Right-to-work cleared for floor vote in Senate but dead-on-arrival in House
01/08/2015 11:19 AM
FRANKFORT — The Senate’s economic development committee set up a floor vote on a bill that would prevent unions from collect fees from workers regardless of membership, approving the measure along a party-line vote Wednesday.
Senate Bill 1, right-to-work legislation that cleared the Senate Economic Development, Tourism and Labor Committee on a 7-3 vote, will make the state more attractive to businesses seeking to relocate to or remain in Kentucky, said Senate President Robert Stivers, the bill’s sponsor. SB 1 would cover unionized employers in the private and public sectors, except for public safety agencies.
“In essence, I’ve told you I believe it will create a situation that we will be more competitive and become a right-to-work state,” said Stivers, R-Manchester.
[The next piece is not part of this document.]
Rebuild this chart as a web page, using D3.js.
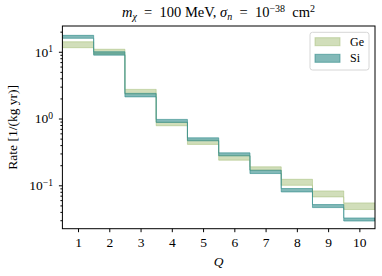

The bill is backed by business groups such as the Kentucky Chamber of Commerce and the Kentucky Association for Economic Development, both of which testified in favor of the bill. Dave Adkisson, the chamber’s president, said businesses see right-to-work legislation as “a no-brainer” and “a basic indicator of how business-friendly a state is.”
Adkisson said the push isn’t an attempt to hamper labor unions, but Bill Londrigan, president of the Kentucky State AFL-CIO, said the bill would do just that.
“It certainly isn’t a pro-union proposition,” he said. “What it does is it makes unions do something no other organization has to do, which is provide services and benefits and be denied the opportunity to even collect a fee.”
What’s more, Londrigan said Site Selection magazine, a publication of the Industrial Asset Management Council, ranked right-to-work the 20th factor considered when economic development or site selection officials rate a prospective location in 2012. “It’s never been in the top 10,” he said.
Despite Senate Republican leaders placing right-to-work among the chamber’s legislative priorities, SB 1’s fate in the House has been sealed.
When asked about the legislation’s chances in the House Wednesday, House Speaker Greg Stumbo said the odds are the same as the previous session’s right-to-work proposal, House Bill 496, which never received a committee vote.
“Slim and none,” said Stumbo, D-Prestonsburg, “and … slim left town.”
Stivers said he understands the speaker’s views on right-to-work legislation, but “it’s not a very good position because I think it is something that gives us an opportunity to create quality jobs and help Kentucky families.”
When asked about potential middle ground with the Democrat-led House, Stivers said he’s unsure.
“I don’t think the speaker’s been willing to much have a conversation on it, so until there is a possible discussion I just have to wait and see,” he said.